Avec Les Dieux incertains, la série Viriconium devient ce qu’elle voulait être depuis le début : une méditation sur les échappatoires que nous créons pour fuir le réel, et qui finissent par rendre le réel tout aussi instable qu’elles. Harrison continue sur cette lancée dans le quatrième volume, Viriconium Nights (1985), un recueil de nouvelles qui accroît le sentiment d’éclatement et d’entropie qui parcourt la série : plusieurs visages de la ville sont dépeints, contradictoires et impossibles, parcourus par des personnages qui ne savent pas ce qu’ils cherchent et qui échouent souvent à se trouver eux-mêmes. Dans les éditions subséquentes de la série en un volume (ainsi que toutes les éditions françaises), les nouvelles de ce dernier livre ont été redistribuées entre les romans pour mieux accentuer la dispersion qui est au fondement de la réalité (ou de l’irréalité) de Viriconium.


Plus la série avance, plus il devient difficile d’en parler, parce qu’elle joue de plus en plus sur l’ambiguïté, sur l’entre-deux et sur l’incertitude. Harrison a un style hypnotique et impressionniste, et il construit des scènes qui laissent un ressenti indélébile chez le lecteur alors même que celui-ci ne comprend pas toujours très bien ce qui est en train de se passer. Viriconium est une série sur les dangers de l’évasion et les risques qu’il y a à nous échapper dans nos propres rêves (et donc les dangers de la fantasy) ; il est donc normal que l’univers dépeint par Harrison soit aussi difficile à saisir qu’un souffle de fumée.

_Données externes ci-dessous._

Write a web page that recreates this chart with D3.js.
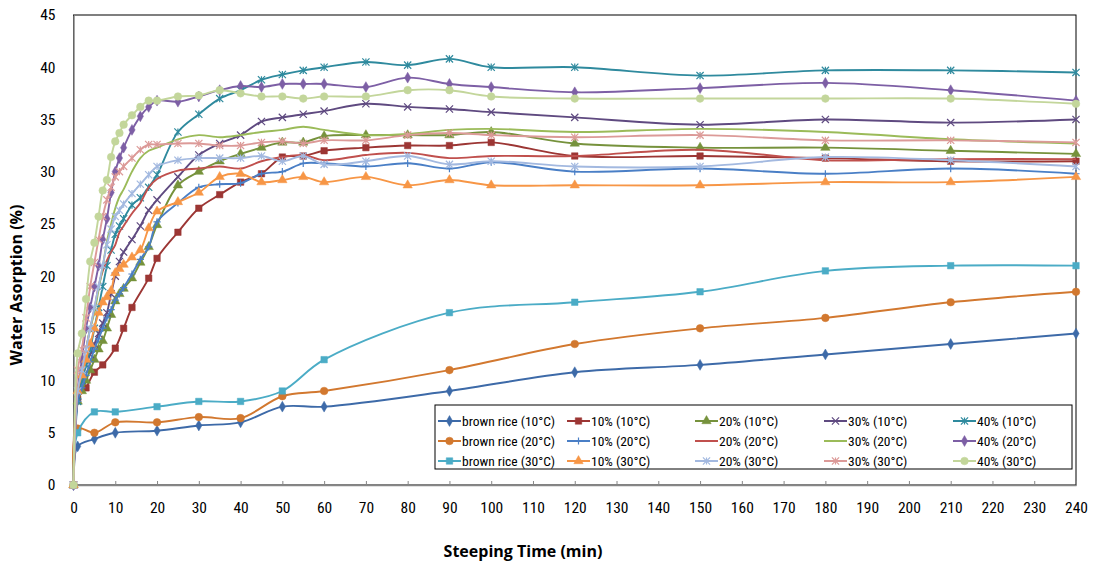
<!DOCTYPE html>
<html>
<head>
<meta charset="utf-8">
<script src="https://cdn.jsdelivr.net/npm/d3@7"></script>
<style>
  body { margin: 0; background: #fff; }
  text { font-family: "Liberation Sans Narrow", "Roboto Condensed", "Noto Sans", sans-serif; }
</style>
</head>
<body>
<svg id="chart" width="1093" height="565"></svg>
<script>
// sampling times (min)
var riceTimes = [0, 1, 5, 10, 20, 30, 40, 50, 60, 90, 120, 150, 180, 210, 240];
var mixTimes = [0, 1, 2, 3, 4, 5, 6, 7, 8, 9, 10, 11, 12, 14, 16, 18, 20, 25, 30, 35, 40, 45, 50, 55, 60, 70, 80, 90, 100, 120, 150, 180, 210, 240];

// water absorption (%), null = no point
var rice10 = [0, 3.7, 4.4, 5.0, 5.2, 5.7, 6.0, 7.5, 7.5, 9.0, 10.8, 11.5, 12.5, 13.5, 14.5];
var rice20 = [0, 5.4, 5.0, 6.0, 6.0, 6.5, 6.4, 8.5, 9.0, 11.0, 13.5, 15.0, 16.0, 17.5, 18.5];
var rice30 = [0, 5.0, 7.0, 7.0, 7.5, 8.0, 8.0, 9.0, 12.0, 16.5, 17.5, 18.5, 20.5, 21.0, 21.0];

var p10_10 = [0, 8.2, null, 9.3, null, 10.8, null, 11.5, null, null, 13.1, null, 15.0, 17.0, null, 19.8, 21.7, 24.2, 26.5, 27.8, 29.0, 29.8, 31.4, 31.5, 32.0, 32.3, 32.5, 32.5, 32.8, 31.5, 31.5, 31.3, 31.0, 31.0];
var p20_10 = [0, 8, 9, 10, 11, 12, 13, 13.8, 15, 16.3, 17.6, 18.3, 18.8, 19.8, 21.3, 22.8, 24.9, 28.7, 30.0, 31.0, 31.7, 32.3, 32.8, 32.8, 33.4, 33.5, 33.5, 33.5, 33.8, 32.7, 32.3, 32.3, 32.0, 31.7];
var p30_10 = [0, 8.5, 10, 11.5, 12.5, 13.5, 14.5, 15.5, 16.5, 18.3, 20, 21.4, 22.3, 23.5, 24.8, 26.3, 27.3, 29.5, 31.6, 32.7, 33.5, 34.8, 35.2, 35.5, 35.8, 36.5, 36.2, 36.0, 35.7, 35.2, 34.5, 35.0, 34.7, 35.0];
var p40_10 = [0, 8, 10, 11.5, 13, 15, 17, 19, 21, 22.5, 24, 24.8, 25.5, 26.8, 27.5, 28.5, 29.7, 33.8, 35.5, 37.0, 37.8, 38.8, 39.3, 39.7, 40.0, 40.5, 40.2, 40.8, 40.0, 40.0, 39.2, 39.7, 39.7, 39.5];
var p10_20 = [0, 8, 9.3, 10.5, 11.8, 13, 14, 15, 16, 16.8, 17.7, 18.3, 18.9, 20.2, 21.6, 22.8, 25.2, 27.0, 28.5, 28.8, 28.9, 29.8, 30.0, 30.8, 30.8, 30.5, 30.8, 30.3, 30.9, 30.0, 30.3, 29.8, 30.3, 29.8];
var p20_20 = [0, 9, 11, 13, 15, 16.8, 19, 20.5, 21.5, 22.3, 23, 24.2, 24.8, 26, 27, 28.5, 29.3, 30.1, 30.3, 30.5, 30.3, 31.0, 31.4, 31.6, 31.1, 31.6, 31.8, 31.3, 31.5, 31.5, 32.1, 31.1, 31.2, 31.2];
var p30_20 = [0, 9, 11, 13, 15, 16.5, 18.7, 20.9, 23.3, 25, 26.5, 27.6, 28.3, 30, 31.3, 32, 32.3, 33.1, 33.5, 33.3, 33.5, 33.8, 34.0, 34.3, 34.0, 33.5, 33.6, 34.0, 34.1, 33.8, 34.1, 33.8, 33.1, 32.7];
var p40_20 = [0, 9, 12, 15, 17, 19, 21, 23.5, 25.5, 28, 30, 31.3, 32.3, 34, 35.3, 36.2, 36.8, 36.7, 37.2, 37.8, 38.2, 38.1, 38.4, 38.4, 38.4, 38.1, 39.0, 38.4, 38.1, 37.6, 38.0, 38.5, 37.8, 36.8];
var p10_30 = [0, 9, 10.5, 12, 13.5, 15, 16.5, 17.5, 18, 18.6, 20.3, 20.7, 21.1, 21.8, 22.5, 24.6, 26.2, 27.1, 28.0, 29.5, 29.8, 29.0, 29.2, 29.5, 29.0, 29.5, 28.7, 29.2, 28.7, 28.7, 28.7, 29.0, 29.0, 29.5];
var p20_30 = [0, 9, 11, 13, 15, 17, 19, 21, 23, 24.5, 25.7, 26.3, 26.9, 27.9, 28.8, 29.7, 30.5, 31.1, 31.3, 31.3, 31.3, 31.5, 31.0, 31.5, 30.7, 31.0, 31.5, 30.7, 31.0, 30.5, 30.5, 31.4, 31.1, 30.5];
var p30_30 = [0, 11, 13, 16, 19, 21.3, 23.5, 25.7, 27.3, 28.5, 29.5, 30, 30.5, 31.3, 32.1, 32.6, 32.6, 32.7, 32.7, 32.5, 32.5, 32.8, 32.9, 32.7, 33.0, 33.0, 33.5, 33.7, 33.5, 33.3, 33.5, 33.0, 33.0, 32.8];
var p40_30 = [0, 12.6, 14.5, 17.8, 21.4, 23.2, 25.7, 28.2, 29.2, 31.4, 32.9, 33.7, 34.5, 35.4, 36.2, 36.8, 36.8, 37.2, 37.3, 37.8, 37.5, 37.2, 37.2, 37.0, 37.2, 37.2, 37.8, 37.8, 37.2, 37.0, 37.0, 37.0, 37.0, 36.5];

var xTicks = d3.range(0, 241, 10);
var yTicks = d3.range(0, 46, 5);

// legend order = drawing order (rows of five)
var series = [
  { name: "brown rice (10°C)", t: riceTimes, v: rice10, color: "#3d6aa8", mark: "diamond" },
  { name: "10% (10°C)", t: mixTimes, v: p10_10, color: "#9c3634", mark: "square" },
  { name: "20% (10°C)", t: mixTimes, v: p20_10, color: "#76923c", mark: "triangle" },
  { name: "30% (10°C)", t: mixTimes, v: p30_10, color: "#5f4a80", mark: "x" },
  { name: "40% (10°C)", t: mixTimes, v: p40_10, color: "#2f8a9e", mark: "star" },
  { name: "brown rice (20°C)", t: riceTimes, v: rice20, color: "#d2782f", mark: "circle" },
  { name: "10% (20°C)", t: mixTimes, v: p10_20, color: "#4a7fc6", mark: "plus" },
  { name: "20% (20°C)", t: mixTimes, v: p20_20, color: "#c0504d", mark: "none" },
  { name: "30% (20°C)", t: mixTimes, v: p30_20, color: "#9bbb59", mark: "none" },
  { name: "40% (20°C)", t: mixTimes, v: p40_20, color: "#7d5fa5", mark: "diamond" },
  { name: "brown rice (30°C)", t: riceTimes, v: rice30, color: "#4bacc6", mark: "square" },
  { name: "10% (30°C)", t: mixTimes, v: p10_30, color: "#f79646", mark: "triangle" },
  { name: "20% (30°C)", t: mixTimes, v: p20_30, color: "#a3b9e0", mark: "star" },
  { name: "30% (30°C)", t: mixTimes, v: p30_30, color: "#dc9a98", mark: "star" },
  { name: "40% (30°C)", t: mixTimes, v: p40_30, color: "#c3d69b", mark: "circle" }
];

var svg = d3.select("#chart");
var plotLeft = 73.5, plotRight = 1076, plotTop = 15, plotBottom = 485;

var x = d3.scaleLinear().domain([0, 240]).range([plotLeft, plotRight]);
var y = d3.scaleLinear().domain([0, 45]).range([plotBottom, plotTop]);

// plot area border
svg.append("rect")
  .attr("x", plotLeft).attr("y", plotTop)
  .attr("width", plotRight - plotLeft).attr("height", plotBottom - plotTop)
  .attr("fill", "none").attr("stroke", "#000").attr("stroke-width", 1);

// axes
var xAxis = svg.append("g")
  .attr("transform", "translate(0," + plotBottom + ")")
  .call(d3.axisBottom(x).tickValues(xTicks).tickSizeInner(-4).tickSizeOuter(0).tickPadding(17));
var yAxis = svg.append("g")
  .attr("transform", "translate(" + plotLeft + ",0)")
  .call(d3.axisLeft(y).tickValues(yTicks).tickSize(0).tickPadding(18));
[xAxis, yAxis].forEach(function(g) {
  g.select(".domain").attr("stroke", "#868686").attr("stroke-width", 1.5);
  g.selectAll(".tick line").attr("stroke", "#868686");
  g.selectAll(".tick text").attr("fill", "#000").style("font-size", "15.5px");
});

// axis titles (Excel centres the value-axis title on the whole chart height)
svg.append("text")
  .attr("transform", "translate(22,285) rotate(-90)")
  .attr("text-anchor", "middle")
  .style("font-family", "'Open Sans', 'Noto Sans', sans-serif")
  .style("font-weight", "bold").style("font-size", "16px")
  .text("Water Asorption (%)");
svg.append("text")
  .attr("x", 523).attr("y", 557)
  .attr("text-anchor", "middle")
  .style("font-family", "'Open Sans', 'Noto Sans', sans-serif")
  .style("font-weight", "bold").style("font-size", "16px")
  .text("Steeping Time (min)");

function markerPath(type) {
  var r = 3.6;
  if (type === "diamond") return d3.symbol(d3.symbolDiamond, 34)();
  if (type === "square") return d3.symbol(d3.symbolSquare, 42)();
  if (type === "triangle") return d3.symbol(d3.symbolTriangle, 38)();
  if (type === "circle") return d3.symbol(d3.symbolCircle, 46)();
  if (type === "x") return "M" + -r + "," + -r + "L" + r + "," + r + "M" + -r + "," + r + "L" + r + "," + -r;
  if (type === "plus") return "M" + -r + ",0L" + r + ",0M0," + -r + "L0," + r;
  if (type === "star") return "M" + -r + "," + -r + "L" + r + "," + r + "M" + -r + "," + r + "L" + r + "," + -r + "M0," + -r + "L0," + r;
  return null;
}
function isStroked(type) { return type === "x" || type === "plus" || type === "star"; }

function drawMarker(g, s, cx, cy) {
  var p = markerPath(s.mark);
  if (!p) return;
  g.append("path")
    .attr("d", p)
    .attr("transform", "translate(" + cx + "," + cy + ")")
    .attr("fill", isStroked(s.mark) ? "none" : s.color)
    .attr("stroke", s.color)
    .attr("stroke-width", isStroked(s.mark) ? 1.2 : 0.5);
}

var line = d3.line()
  .x(function(d) { return x(d.t); })
  .y(function(d) { return y(d.v); })
  .curve(d3.curveCatmullRom.alpha(0.5));

var plot = svg.append("g");
series.forEach(function(s) {
  var pts = s.t.map(function(t, i) { return { t: t, v: s.v[i] }; })
    .filter(function(d) { return d.v !== null; });
  var g = plot.append("g");
  g.append("path")
    .datum(pts)
    .attr("d", line)
    .attr("fill", "none")
    .attr("stroke", s.color)
    .attr("stroke-width", 1.9);
  pts.forEach(function(d) { drawMarker(g, s, x(d.t), y(d.v)); });
});

// legend
var lg = svg.append("g");
lg.append("rect")
  .attr("x", 435).attr("y", 405).attr("width", 637).attr("height", 64)
  .attr("fill", "#fff").attr("stroke", "#000").attr("stroke-width", 1);
var colX = [438, 567, 695, 824, 953];
var rowY = [421, 441, 461];
series.forEach(function(s, i) {
  var cx = colX[i % 5], cy = rowY[Math.floor(i / 5)];
  var item = lg.append("g");
  item.append("line")
    .attr("x1", cx).attr("x2", cx + 23).attr("y1", cy).attr("y2", cy)
    .attr("stroke", s.color).attr("stroke-width", 2);
  drawMarker(item, s, cx + 11.5, cy);
  item.append("text")
    .attr("x", cx + 24).attr("y", cy + 5)
    .style("font-size", "13.5px")
    .text(s.name);
});
</script>
</body>
</html>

Même le nom de la ville change selon les histoires : Viriconium devient Uroconium, Vira-Co ou encore Vriko, les quartiers changent de place, les noms propres ne désigent plus les mêmes choses.

Avec Viriconium, on touche encore une fois aux limites de la S&S. J’inclus la série dans ce blog parce que son premier volume est ancré dans la tradition de la Terre mourante héritée de Smith et de Vance, et que le deuxième roman réemploie encore dans une certaine mesure les codes de la S&S. Ensuite, Viriconium devient autre chose, mais cet autre chose était contenu en puissance dans les premiers tomes.


Je l’inclus aussi pour le plaisir de parler de M. John Harrison, l’un des écrivains que j’admire le plus au monde. Peu d’auteurs emploient le langage de manière aussi subtile et évocatrice que lui. Ses œuvres manifestent une fascination pour les espaces interstitiels, les zones de flou où les définitions s’effondrent et où la texture de la réalité devient incertaine. Il a été peu traduit en français hormis la série Viriconium, mais c’est également un auteur de SF remarquable qui a bousculé le genre du space opera avec La Mécanique du Centaure en 1975, et plus encore avec la Kefahuchi Tract Trilogy entre 2002 et 2012. Et ses nouvelles, qui oscillent sans cesse entre le fantastique, la SF, le réalisme magique, le naturalisme rêveur et la prose poétique, sont de toute beauté.

Recommandations de lecture : Les éditions Mnémos ont eu l’excellente idée de publier l’intégrale Viriconium en un volume en 2015.